The absence of an Irish team from the Piazza di Siena arena this weekend is in some way due to the fact that this annual fixture exited the nations cup league series after Longines took over as league sponsors from the start of this season, the Italians feeling they would not be able to fulfill their ideals for their home event under the stipulations of the new backers.
They have, however, come up trumps with sponsorship of the now standalone Rome nations cup contest, which boasts a prize fund of €250,000, — that’s 25% more than is on offer for the league fixtures under the Longines deal, though of course Longines are paying out at multiple venues. What’s more, the Grand Prix in Rome will be sponsored by rival horologists Rolex, who have put €350,000 on the table.
It will be left to Allen and Duffy to get the Irish flag hoisted over the weekend, ideally with a share of that Rolex purse.
Last year, when this was a nations cup league fixture, Ireland finished joint third, a creditable effort with a depleted squad, while in the Grand Prix, Mark McAuley just missed the podium when coming fourth on Miebello.
The nations cup series is now devoid of both Rome and, for some years now, Aachen in Germany, arguably the most prestigious of all venues in the equestrian calendar, with its almost championship appeal across show jumping, dressage, eventing, carriage driving, and vaulting — indeed it bills itself as a world equestrian festival.
While not contesting the Rome event, Ireland will compete at Aachen (July) in between the country’s league outings in Sweden and Britain, manager Rodrigo Pessoa describing it as “good for morale” and being the probable point in the season when he’ll have to make the call as to which combinations he favours for the World Championships in September.
Sunday’s French nations cup saw Ireland end up in sixth place. It was a bad day for the hosts who never fired and finished seventh. It was the second of Ireland’s five league fixtures and it made the second-place finish in the first outing in Samorin all the more valuable as Ireland managed to stay second in the overall league table, though several countries have a round ‘in-hand’ over Pessoa’s team.
Tattersalls International Horse Trials, Ireland’s first eventing international of the year, is just over a week away (Ballindenisk was to have been the first but was rained off) and in the meantime a somewhat experimental team is heading to the UK this week for the Houghton Hall meeting which includes a British round of the FEI eventing nations cup.

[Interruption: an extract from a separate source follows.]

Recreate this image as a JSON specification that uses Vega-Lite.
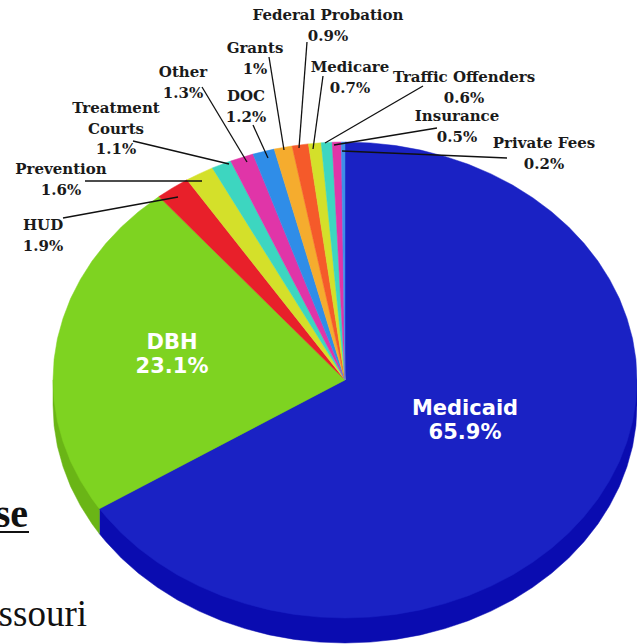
{"$schema":"https://vega.github.io/schema/vega-lite/v6.json","width":637,"height":644,"padding":0,"autosize":{"type":"none"},"background":"white","view":{"stroke":null},
"datasets":{"faces":[
{"slice":"Medicaid side","i":0,"x":637,"y":380},{"slice":"Medicaid side","i":1,"x":637,"y":405},{"slice":"Medicaid side","i":2,"x":635.9,"y":425.8},{"slice":"Medicaid side","i":3,"x":632.6,"y":446.3},{"slice":"Medicaid side","i":4,"x":627,"y":466.6},{"slice":"Medicaid side","i":5,"x":619.4,"y":486.4},{"slice":"Medicaid side","i":6,"x":609.6,"y":505.6},{"slice":"Medicaid side","i":7,"x":597.9,"y":524},{"slice":"Medicaid side","i":8,"x":584.2,"y":541.5},{"slice":"Medicaid side","i":9,"x":568.7,"y":558},{"slice":"Medicaid side","i":10,"x":551.5,"y":573.3},{"slice":"Medicaid side","i":11,"x":532.7,"y":587.3},{"slice":"Medicaid side","i":12,"x":512.5,"y":600},{"slice":"Medicaid side","i":13,"x":491,"y":611.1},{"slice":"Medicaid side","i":14,"x":468.4,"y":620.7},{"slice":"Medicaid side","i":15,"x":444.9,"y":628.6},{"slice":"Medicaid side","i":16,"x":420.6,"y":634.9},{"slice":"Medicaid side","i":17,"x":395.7,"y":639.4},{"slice":"Medicaid side","i":18,"x":370.5,"y":642.1},{"slice":"Medicaid side","i":19,"x":345,"y":643},{"slice":"Medicaid side","i":20,"x":319.5,"y":642.1},{"slice":"Medicaid side","i":21,"x":294.3,"y":639.4},{"slice":"Medicaid side","i":22,"x":269.4,"y":634.9},{"slice":"Medicaid side","i":23,"x":245.1,"y":628.6},{"slice":"Medicaid side","i":24,"x":221.6,"y":620.7},{"slice":"Medicaid side","i":25,"x":199,"y":611.1},{"slice":"Medicaid side","i":26,"x":177.5,"y":600},{"slice":"Medicaid side","i":27,"x":157.3,"y":587.3},{"slice":"Medicaid side","i":28,"x":138.5,"y":573.3},{"slice":"Medicaid side","i":29,"x":121.3,"y":558},{"slice":"Medicaid side","i":30,"x":105.8,"y":541.5},{"slice":"Medicaid side","i":31,"x":99.4,"y":533.8},{"slice":"Medicaid side","i":32,"x":99.4,"y":508.8},{"slice":"Medicaid side","i":33,"x":345,"y":380},
{"slice":"DBH side","i":0,"x":99.4,"y":508.8},{"slice":"DBH side","i":1,"x":99.4,"y":533.8},{"slice":"DBH side","i":2,"x":92.1,"y":524},{"slice":"DBH side","i":3,"x":80.4,"y":505.6},{"slice":"DBH side","i":4,"x":70.6,"y":486.4},{"slice":"DBH side","i":5,"x":63,"y":466.6},{"slice":"DBH side","i":6,"x":57.4,"y":446.3},{"slice":"DBH side","i":7,"x":54.1,"y":425.8},{"slice":"DBH side","i":8,"x":53,"y":405},{"slice":"DBH side","i":9,"x":53,"y":380},{"slice":"DBH side","i":10,"x":345,"y":380},
{"slice":"Medicaid","i":0,"x":345,"y":380},{"slice":"Medicaid","i":1,"x":345,"y":142},{"slice":"Medicaid","i":2,"x":370.5,"y":142.9},{"slice":"Medicaid","i":3,"x":395.7,"y":145.6},{"slice":"Medicaid","i":4,"x":420.6,"y":150.1},{"slice":"Medicaid","i":5,"x":444.9,"y":156.4},{"slice":"Medicaid","i":6,"x":468.4,"y":164.3},{"slice":"Medicaid","i":7,"x":491,"y":173.9},{"slice":"Medicaid","i":8,"x":512.5,"y":185},{"slice":"Medicaid","i":9,"x":532.7,"y":197.7},{"slice":"Medicaid","i":10,"x":551.5,"y":211.7},{"slice":"Medicaid","i":11,"x":568.7,"y":227},{"slice":"Medicaid","i":12,"x":584.2,"y":243.5},{"slice":"Medicaid","i":13,"x":597.9,"y":261},{"slice":"Medicaid","i":14,"x":609.6,"y":279.4},{"slice":"Medicaid","i":15,"x":619.4,"y":298.6},{"slice":"Medicaid","i":16,"x":627,"y":318.4},{"slice":"Medicaid","i":17,"x":632.6,"y":338.7},{"slice":"Medicaid","i":18,"x":635.9,"y":359.2},{"slice":"Medicaid","i":19,"x":637,"y":380},{"slice":"Medicaid","i":20,"x":635.9,"y":400.8},{"slice":"Medicaid","i":21,"x":632.6,"y":421.3},{"slice":"Medicaid","i":22,"x":627,"y":441.6},{"slice":"Medicaid","i":23,"x":619.4,"y":461.4},{"slice":"Medicaid","i":24,"x":609.6,"y":480.6},{"slice":"Medicaid","i":25,"x":597.9,"y":499},{"slice":"Medicaid","i":26,"x":584.2,"y":516.5},{"slice":"Medicaid","i":27,"x":568.7,"y":533},{"slice":"Medicaid","i":28,"x":551.5,"y":548.3},{"slice":"Medicaid","i":29,"x":532.7,"y":562.3},{"slice":"Medicaid","i":30,"x":512.5,"y":575},{"slice":"Medicaid","i":31,"x":491,"y":586.1},{"slice":"Medicaid","i":32,"x":468.4,"y":595.7},{"slice":"Medicaid","i":33,"x":444.9,"y":603.6},{"slice":"Medicaid","i":34,"x":420.6,"y":609.9},{"slice":"Medicaid","i":35,"x":395.7,"y":614.4},{"slice":"Medicaid","i":36,"x":370.5,"y":617.1},{"slice":"Medicaid","i":37,"x":345,"y":618},{"slice":"Medicaid","i":38,"x":319.5,"y":617.1},{"slice":"Medicaid","i":39,"x":294.3,"y":614.4},{"slice":"Medicaid","i":40,"x":269.4,"y":609.9},{"slice":"Medicaid","i":41,"x":245.1,"y":603.6},{"slice":"Medicaid","i":42,"x":221.6,"y":595.7},{"slice":"Medicaid","i":43,"x":199,"y":586.1},{"slice":"Medicaid","i":44,"x":177.5,"y":575},{"slice":"Medicaid","i":45,"x":157.3,"y":562.3},{"slice":"Medicaid","i":46,"x":138.5,"y":548.3},{"slice":"Medicaid","i":47,"x":121.3,"y":533},{"slice":"Medicaid","i":48,"x":105.8,"y":516.5},{"slice":"Medicaid","i":49,"x":99.4,"y":508.8},
{"slice":"DBH","i":0,"x":345,"y":380},{"slice":"DBH","i":1,"x":99.4,"y":508.8},{"slice":"DBH","i":2,"x":92.1,"y":499},{"slice":"DBH","i":3,"x":80.4,"y":480.6},{"slice":"DBH","i":4,"x":70.6,"y":461.4},{"slice":"DBH","i":5,"x":63,"y":441.6},{"slice":"DBH","i":6,"x":57.4,"y":421.3},{"slice":"DBH","i":7,"x":54.1,"y":400.8},{"slice":"DBH","i":8,"x":53,"y":380},{"slice":"DBH","i":9,"x":54.1,"y":359.2},{"slice":"DBH","i":10,"x":57.4,"y":338.7},{"slice":"DBH","i":11,"x":63,"y":318.4},{"slice":"DBH","i":12,"x":70.6,"y":298.6},{"slice":"DBH","i":13,"x":80.4,"y":279.4},{"slice":"DBH","i":14,"x":92.1,"y":261},{"slice":"DBH","i":15,"x":105.8,"y":243.5},{"slice":"DBH","i":16,"x":121.3,"y":227},{"slice":"DBH","i":17,"x":138.5,"y":211.7},{"slice":"DBH","i":18,"x":158.9,"y":196.6},
{"slice":"HUD","i":0,"x":345,"y":380},{"slice":"HUD","i":1,"x":158.9,"y":196.6},{"slice":"HUD","i":2,"x":172.5,"y":187.9},{"slice":"HUD","i":3,"x":187,"y":179.8},
{"slice":"Prevention","i":0,"x":345,"y":380},{"slice":"Prevention","i":1,"x":187,"y":179.8},{"slice":"Prevention","i":2,"x":199,"y":173.9},{"slice":"Prevention","i":3,"x":212.4,"y":167.9},
{"slice":"Treatment Courts","i":0,"x":345,"y":380},{"slice":"Treatment Courts","i":1,"x":212.4,"y":167.9},{"slice":"Treatment Courts","i":2,"x":230.7,"y":161},
{"slice":"Other","i":0,"x":345,"y":380},{"slice":"Other","i":1,"x":230.7,"y":161},{"slice":"Other","i":2,"x":253,"y":154.1},
{"slice":"DOC","i":0,"x":345,"y":380},{"slice":"DOC","i":1,"x":253,"y":154.1},{"slice":"DOC","i":2,"x":274.2,"y":149.1},
{"slice":"Grants","i":0,"x":345,"y":380},{"slice":"Grants","i":1,"x":274.2,"y":149.1},{"slice":"Grants","i":2,"x":292.1,"y":146},
{"slice":"Federal Probation","i":0,"x":345,"y":380},{"slice":"Federal Probation","i":1,"x":292.1,"y":146},{"slice":"Federal Probation","i":2,"x":308.4,"y":143.9},
{"slice":"Medicare","i":0,"x":345,"y":380},{"slice":"Medicare","i":1,"x":308.4,"y":143.9},{"slice":"Medicare","i":2,"x":321.2,"y":142.8},
{"slice":"Traffic Offenders","i":0,"x":345,"y":380},{"slice":"Traffic Offenders","i":1,"x":321.2,"y":142.8},{"slice":"Traffic Offenders","i":2,"x":332.2,"y":142.2},
{"slice":"Insurance","i":0,"x":345,"y":380},{"slice":"Insurance","i":1,"x":332.2,"y":142.2},{"slice":"Insurance","i":2,"x":341.3,"y":142},
{"slice":"Private Fees","i":0,"x":345,"y":380},{"slice":"Private Fees","i":1,"x":341.3,"y":142},{"slice":"Private Fees","i":2,"x":345,"y":142}
],
"leaders":[
{"x":63,"y":218,"x2":178,"y2":197},{"x":85,"y":181,"x2":202,"y2":181},{"x":133,"y":141,"x2":229,"y2":164},{"x":202,"y":87,"x2":247,"y2":162},{"x":253,"y":125,"x2":268,"y2":158},{"x":269,"y":57,"x2":284,"y2":150},{"x":307,"y":42,"x2":299,"y2":148},{"x":323,"y":76,"x2":313,"y2":149},{"x":423,"y":86,"x2":325,"y2":143},{"x":437,"y":128,"x2":334,"y2":145},{"x":507,"y":158,"x2":342,"y2":151}
],
"labels":[
{"t":"Federal Probation\n0.9%","x":328,"y":15},{"t":"Grants\n1%","x":255,"y":48},{"t":"Other\n1.3%","x":183,"y":72},{"t":"DOC\n1.2%","x":246,"y":96},{"t":"Medicare\n0.7%","x":350,"y":67},{"t":"Traffic Offenders\n0.6%","x":464,"y":77},{"t":"Insurance\n0.5%","x":457,"y":116},{"t":"Private Fees\n0.2%","x":544,"y":143},{"t":"Treatment\nCourts\n1.1%","x":116,"y":108},{"t":"Prevention\n1.6%","x":61,"y":169},{"t":"HUD\n1.9%","x":43,"y":225}
],
"inner":[{"t":"DBH\n23.1%","x":172,"y":343},{"t":"Medicaid\n65.9%","x":465,"y":409}]
},
"layer":[
{"data":{"name":"faces"},"mark":{"type":"line","filled":true,"interpolate":"linear-closed","strokeWidth":0.5},
"encoding":{"x":{"field":"x","type":"quantitative","scale":{"domain":[0,637],"nice":false,"zero":false},"axis":null},"y":{"field":"y","type":"quantitative","scale":{"domain":[0,644],"nice":false,"zero":false,"reverse":true},"axis":null},"order":{"field":"i","type":"quantitative"},
"fill":{"field":"slice","type":"nominal","sort":null,"legend":null,"scale":{"domain":["Medicaid side","DBH side","Medicaid","DBH","HUD","Prevention","Treatment Courts","Other","DOC","Grants","Federal Probation","Medicare","Traffic Offenders","Insurance","Private Fees"],"range":["#0a0cb0","#6ab516","#1a22c4","#7ed321","#e8202a","#d4e02a","#3dd6c0","#e035a8","#2f8de8","#f5ac2e","#f55a2a","#d4e02a","#3dd6c0","#e035a8","#3f8fe8"]}},
"stroke":{"field":"slice","type":"nominal","sort":null,"legend":null,"scale":{"domain":["Medicaid side","DBH side","Medicaid","DBH","HUD","Prevention","Treatment Courts","Other","DOC","Grants","Federal Probation","Medicare","Traffic Offenders","Insurance","Private Fees"],"range":["#0a0cb0","#6ab516","#1a22c4","#7ed321","#e8202a","#d4e02a","#3dd6c0","#e035a8","#2f8de8","#f5ac2e","#f55a2a","#d4e02a","#3dd6c0","#e035a8","#3f8fe8"]}}}},
{"data":{"name":"leaders"},"mark":{"type":"rule","color":"#111111","strokeWidth":1.3},"encoding":{"x":{"field":"x","type":"quantitative"},"y":{"field":"y","type":"quantitative"},"x2":{"field":"x2"},"y2":{"field":"y2"}}},
{"data":{"name":"labels"},"mark":{"type":"text","font":"DejaVu Serif","fontWeight":"bold","fontSize":15,"color":"#1a1a1a","lineBreak":"\n","lineHeight":20.5,"baseline":"middle","align":"center"},"encoding":{"x":{"field":"x","type":"quantitative"},"y":{"field":"y","type":"quantitative"},"text":{"field":"t"}}},
{"data":{"name":"inner"},"mark":{"type":"text","font":"DejaVu Sans","fontWeight":"bold","fontSize":21,"color":"white","lineBreak":"\n","lineHeight":24,"baseline":"middle","align":"center"},"encoding":{"x":{"field":"x","type":"quantitative"},"y":{"field":"y","type":"quantitative"},"text":{"field":"t"}}},
{"data":{"values":[{"t":"se","x":28,"y":527}]},"mark":{"type":"text","font":"Liberation Serif","fontWeight":"bold","fontSize":40,"color":"#111111","align":"right","baseline":"alphabetic"},"encoding":{"x":{"field":"x","type":"quantitative"},"y":{"field":"y","type":"quantitative"},"text":{"field":"t"}}},
{"data":{"values":[{"x":0,"x2":29,"y":532}]},"mark":{"type":"rule","color":"#111111","strokeWidth":2},"encoding":{"x":{"field":"x","type":"quantitative"},"x2":{"field":"x2"},"y":{"field":"y","type":"quantitative"}}},
{"data":{"values":[{"t":"ssouri","x":87,"y":626}]},"mark":{"type":"text","font":"Liberation Serif","fontSize":37,"color":"#111111","align":"right","baseline":"alphabetic"},"encoding":{"x":{"field":"x","type":"quantitative"},"y":{"field":"y","type":"quantitative"},"text":{"field":"t"}}}
]}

Rodney Powell will take charge of the team which features Declan Cullen (Seavaghan Ash), Michelle Kenny (RLE Aspe), international team debutant Aidan Keogh (Pride of Tredstep), and Austin O’Connor (Colorado Blue), with Jim Newsam (Magennis) as reserve.
Ireland’s eventing high performance director Sally Corscadden said that the decision to take in the British fixture was part of the development plan to compete at more team events.
We are aiming to have teams at more nations cup competitions so we are pleased to have a selection of experienced and new horse and rider combinations as part of the team for Houghton Hall,” she said.
The Irish are one of six teams contesting the event with the opposition comprising Germany, Great Britain, New Zealand, Sweden, and USA.
In Wicklow on Sunday, Cathal Daniels had almost 10 penalties in hand when winning the O/CNC2* at Rosanna with LEB Lias Jewel, while Galway show jumper Jessica Burke claimed Sunday’s national Grand Prix in Cavan riding Clonguish Vivaro.
“It’s my first national Grand Prix win so I’m thrilled,” Burke said. “The horse has been on fire. Every day he goes in the ring he tries 100%.”
Liam O’Meara was runner-up on Curraghgraigue Jack Take Flight, with third place going to Aidan Killeen and Idream.